Of the panelists, the one who made the biggest impression outside the science community was Sidney Perkowitz, a physics professor at Emory and a member of SXE. In an effort to bolster the public’s understanding of science and respect for scientists, Perkowitz has developed a highly quotable rule of thumb for their depiction in cinema: “one big scientific blunder in a given film.”
Of course, this rule could be seen as an example of science’s public relations problem. From an insiders’ perspective, this is a professional defending his turf from exploitation and perversion. But from an outsider’s perspective, this is an egghead who only deigns to come down from the ivory tower to throw a wet blanket over the entire concept of fiction. You mean Spiderman catching Mary Jane a second before she hits the pavement would do as much damage as just letting her fall? Where’s the fun in that?
Ouellette gives a recap of the panel at her group blog, Cocktail Party Physics, where she says Perkowitz’s position has been blown out of proportion somewhat. The main idea is consistency and plausibility of the premise, rather than breaking out a protractor every time someone fires a gun, as these guys might.
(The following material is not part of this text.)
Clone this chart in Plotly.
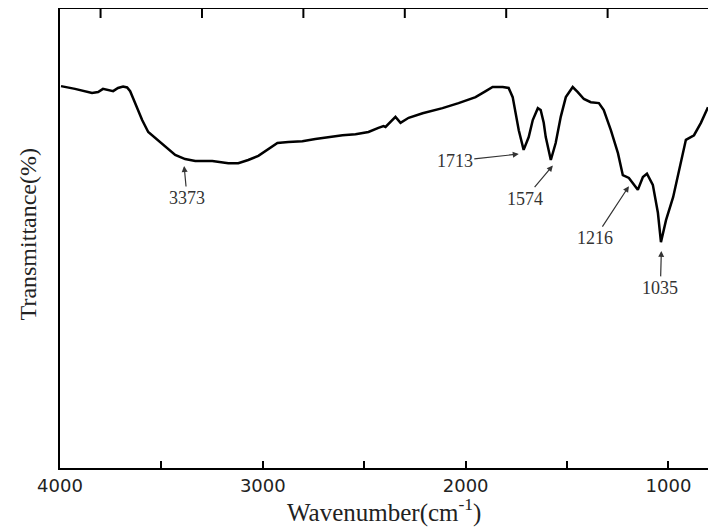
import plotly.graph_objects as go

# Wavenumber (cm^-1) and transmittance (%)
wavenumber = [3995, 3926, 3842, 3812, 3788, 3763, 3738, 3714, 3689, 3669, 3654, 3640, 3620,
              3595, 3565, 3531, 3481, 3432, 3383, 3333, 3249, 3170, 3121, 3072, 3022, 2973,
              2928, 2874, 2805, 2741, 2677, 2607, 2543, 2479, 2430, 2405, 2395, 2360, 2346,
              2321, 2281, 2212, 2114, 2035, 1951, 1901, 1867, 1817, 1788, 1768, 1753, 1738,
              1714, 1689, 1669, 1644, 1630, 1615, 1605, 1580, 1556, 1531, 1506, 1472, 1447,
              1417, 1383, 1343, 1319, 1284, 1249, 1225, 1195, 1170, 1151, 1126, 1106, 1077,
              1052, 1037, 1012, 977, 948, 914, 874, 840, 805]
transmittance = [83.2, 82.6, 81.7, 81.9, 82.6, 82.4, 82.1, 82.8, 83.1, 82.9, 82.1, 80.6, 78.4,
                 75.8, 73.2, 71.9, 69.9, 68.2, 67.3, 66.9, 66.9, 66.4, 66.4, 67.1, 68.0, 69.5,
                 70.8, 71.0, 71.2, 71.7, 72.1, 72.5, 72.7, 73.2, 74.1, 74.5, 74.3, 75.8, 76.5,
                 75.2, 76.3, 77.3, 78.4, 79.5, 80.8, 82.1, 83.0, 83.0, 82.8, 80.8, 77.3, 73.6,
                 69.3, 72.1, 75.8, 78.4, 78.0, 75.2, 72.1, 67.1, 70.8, 76.5, 80.8, 83.0, 81.9,
                 80.4, 79.7, 79.5, 78.0, 73.6, 68.6, 63.8, 63.2, 61.7, 60.6, 63.4, 64.1, 61.7,
                 55.6, 49.2, 54.0, 59.0, 64.9, 71.5, 72.5, 75.2, 78.6]

# bottom axis: labelled major ticks and unlabelled minor ticks
tick_vals = [1000, 2000, 3000, 4000]
tick_text = ["1000", "2000", "3000", "4000"]
minor_tick_vals = [1500, 2500, 3500]
# top axis ticks (unlabelled)
top_tick_vals = [3800, 3300, 2800, 2300, 1800, 1300]

# peak labels: text, arrow head (wavenumber, transmittance), label offset (px)
peak_labels = ["3373", "1713", "1574", "1216", "1035"]
peak_head_x = [3388, 1738, 1570, 1195, 1035]
peak_head_y = [65.8, 68.4, 65.9, 61.4, 47.3]
peak_ax = [3, -64, -28, -34, -1]
peak_ay = [32, 7, 33, 52, 37]

x_range = [4000, 805]
top_tick_len_frac = 9 / 459  # length of the top ticks as a fraction of the plot height

fig = go.Figure()
fig.add_trace(go.Scatter(x=wavenumber, y=transmittance, mode="lines",
                         line=dict(color="black", width=2.5), showlegend=False,
                         hoverinfo="skip"))

for t, hx, hy, ax, ay in zip(peak_labels, peak_head_x, peak_head_y, peak_ax, peak_ay):
    fig.add_annotation(x=hx, y=hy, xref="x", yref="y", text=t, showarrow=True,
                       ax=ax, ay=ay, arrowhead=2, arrowsize=1, arrowwidth=1.2,
                       arrowcolor="#333333",
                       font=dict(family="Liberation Serif", size=18, color="#333333"))

# top-edge ticks (the frame's top edge carries unlabelled ticks at its own positions)
for tv in top_tick_vals:
    fig.add_shape(type="line", xref="x", yref="paper", x0=tv, x1=tv,
                  y0=1, y1=1 - top_tick_len_frac, line=dict(color="black", width=2))

# axis titles
fig.add_annotation(x=0.5, y=-0.092, xref="paper", yref="paper", showarrow=False,
                   text="Wavenumber(cm<sup>-1</sup>)", xanchor="center", yanchor="middle",
                   font=dict(family="Liberation Serif", size=25, color="#222222"))
fig.add_annotation(x=-0.05, y=0.508, xref="paper", yref="paper", showarrow=False,
                   text="Transmittance(%)", textangle=-90, xanchor="center", yanchor="middle",
                   font=dict(family="Liberation Serif", size=24, color="#222222"))

# the page body has an 8px margin, so the figure is sized/offset to compensate
fig.update_layout(
    width=708, height=521,
    margin=dict(l=52, r=8, t=1, b=61),
    paper_bgcolor="white", plot_bgcolor="white",
    xaxis=dict(range=x_range, tickvals=tick_vals, ticktext=tick_text, automargin=False,
               ticks="inside", ticklen=7, tickwidth=2, tickcolor="black",
               minor=dict(tickvals=minor_tick_vals, ticks="inside", ticklen=7,
                          tickwidth=2, tickcolor="black", showgrid=False),
               showline=True, linewidth=2, linecolor="black", mirror=True,
               showgrid=False, zeroline=False,
               tickfont=dict(family="DejaVu Sans", size=18, color="#222222")),
    yaxis=dict(range=[0, 100], showticklabels=False, ticks="", automargin=False,
               showline=True, linewidth=2, linecolor="black", mirror=True,
               showgrid=False, zeroline=False),
)

fig.write_html("out.html")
Singled out were the giant bugs of Starship Troopers who would collapse under their own weight, and the instant ice age of The Day After Tomorrow.
Science fiction fans will recognize this as a variant of the “hard versus soft” debate, or as I like to call it, pretty much every conversation I’ve ever had with my colleague Lee Billings. And while I find Perkowitz’s aim of getting the public more interested and knowledgeable about science an eminently laudable goal, as a soft sci-fi devotee, I can’t totally let him off the hook. It seems that he is making two contrary suppositions in his crusade: One, that moviegoers are at risk of being unduly led to believe that the science of the movies is the same as the real world, and two, that moviegoers don’t want to see films that have preposterous relation to real world science.
While those two camps certainly exist, I would imagine that they don’t overlap. I also imagine the second doesn’t include enough people to really influence Hollywood’s decision-making. To wit, Perkowitz’s claim that The Core, a ridiculously implausible movie where Hilary Swank and Aaron Eckhart drill to the center of the planet to save the world from killer sunbeams, “did not make money because people understood the science was so out to lunch.”
The Core made about $74 million; not a huge success, but not a flop either. Compare that to the meager $12 million made by Gattaca, a much better film by any measure and one of Perkowitz’s exemplars of science-done-right cinema. And though Gattaca succeeded artistically and in scientific plausibility, it wasn’t immune from criticism by geneticists and bioethicists who felt that its extreme vision of genetic discrimination was essentially an anti-science message.
On the other extreme is Avatar, which is now easily the most successful film ever made and nothing one might mistake for a textbook supplement. It’s not alone at the top of the box-office charts, either: about two-fifth’s of the all-time top 50 are obviously science-fiction, with another handful on the border. These big earners include such highly scientifical works such as Independence Day and both Transformers movies.
But maybe there is hope buried in those statistics. Despite the compound scientific impossibilities inherent in its premise, Avatar is a movie about science, whereas Independence Day and its ilk are movies about blowing things up. After watching Avatar, one can talk about the scientist’s role in the technological dichotomy inherent to colonialism without getting into the economics of shipping magic rocks four light-years to hit quarterly profit targets. Likewise, as Perkowitz suggests, was The Day After Tomorrow a “teachable moment” on climate change, even if it got the science totally wrong.
It’s those kinds of movies—or television shows, or video games—that scientists have the potential for the return on investment. But don’t miss the forest for the trees; if it takes giant blue aliens or a glacier crushing New York City to make people watch a movie about ecology, we can work on the details later.